— Start Given data —

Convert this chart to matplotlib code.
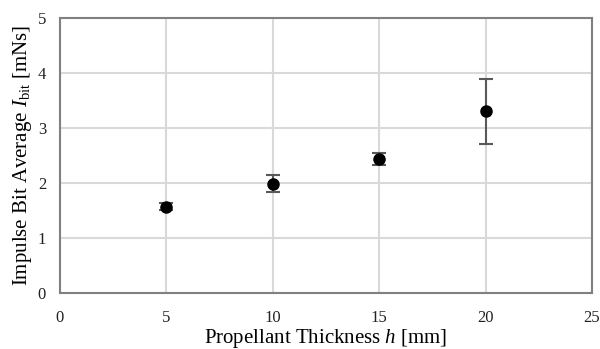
import matplotlib
matplotlib.use("Agg")
import matplotlib.pyplot as plt

thickness = [5, 10, 15, 20]
impulse = [1.57, 1.99, 2.44, 3.30]
err = [0.07, 0.15, 0.11, 0.59]
xticks = [0, 5, 10, 15, 20, 25]
yticks = [0, 1, 2, 3, 4, 5]

plt.rcParams['font.family'] = ['Liberation Serif', 'DejaVu Serif']
plt.rcParams['mathtext.fontset'] = 'custom'
plt.rcParams['mathtext.rm'] = 'Liberation Serif'
plt.rcParams['mathtext.it'] = 'Liberation Serif:italic'

fig = plt.figure(figsize=(6, 3.49), dpi=100)
ax = fig.add_axes([0.1, 0.1605, 0.8867, 0.788])
ax.set_xlim(0, 25)
ax.set_ylim(0, 5)
ax.set_xticks(xticks)
ax.set_yticks(yticks)
ax.grid(True, color='#d9d9d9', linewidth=1.5, zorder=0)
ax.set_axisbelow(True)
for s in ax.spines.values():
    s.set_color('#808080')
    s.set_linewidth(1.5)
ax.tick_params(length=0, labelsize=12, colors='#222222')
ax.tick_params(axis='x', pad=12)
ax.tick_params(axis='y', pad=10)
ax.errorbar(thickness, impulse, yerr=err, fmt='o', color='black', ms=8,
            ecolor='#595959', elinewidth=1.5, capsize=5, capthick=1.5, zorder=3)
ax.set_xlabel('Propellant Thickness $h$ [mm]', fontsize=15, labelpad=1)
ax.set_ylabel(r'Impulse Bit Average $I_{\mathrm{bit}}$ [mNs]', fontsize=15, labelpad=3)
fig.savefig('out.png', dpi=100)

— End Given data —

Exactly as they appear, print the lines of the listing above from its first line through the line that contains "plt.rcParams['mathtext.it'] = 'Liberation", minus the pictures.

● Finished answer:
Convert this chart to matplotlib code.
import matplotlib
matplotlib.use("Agg")
import matplotlib.pyplot as plt

thickness = [5, 10, 15, 20]
impulse = [1.57, 1.99, 2.44, 3.30]
err = [0.07, 0.15, 0.11, 0.59]
xticks = [0, 5, 10, 15, 20, 25]
yticks = [0, 1, 2, 3, 4, 5]

plt.rcParams['font.family'] = ['Liberation Serif', 'DejaVu Serif']
plt.rcParams['mathtext.fontset'] = 'custom'
plt.rcParams['mathtext.rm'] = 'Liberation Serif'
plt.rcParams['mathtext.it'] = 'Liberation Serif:italic'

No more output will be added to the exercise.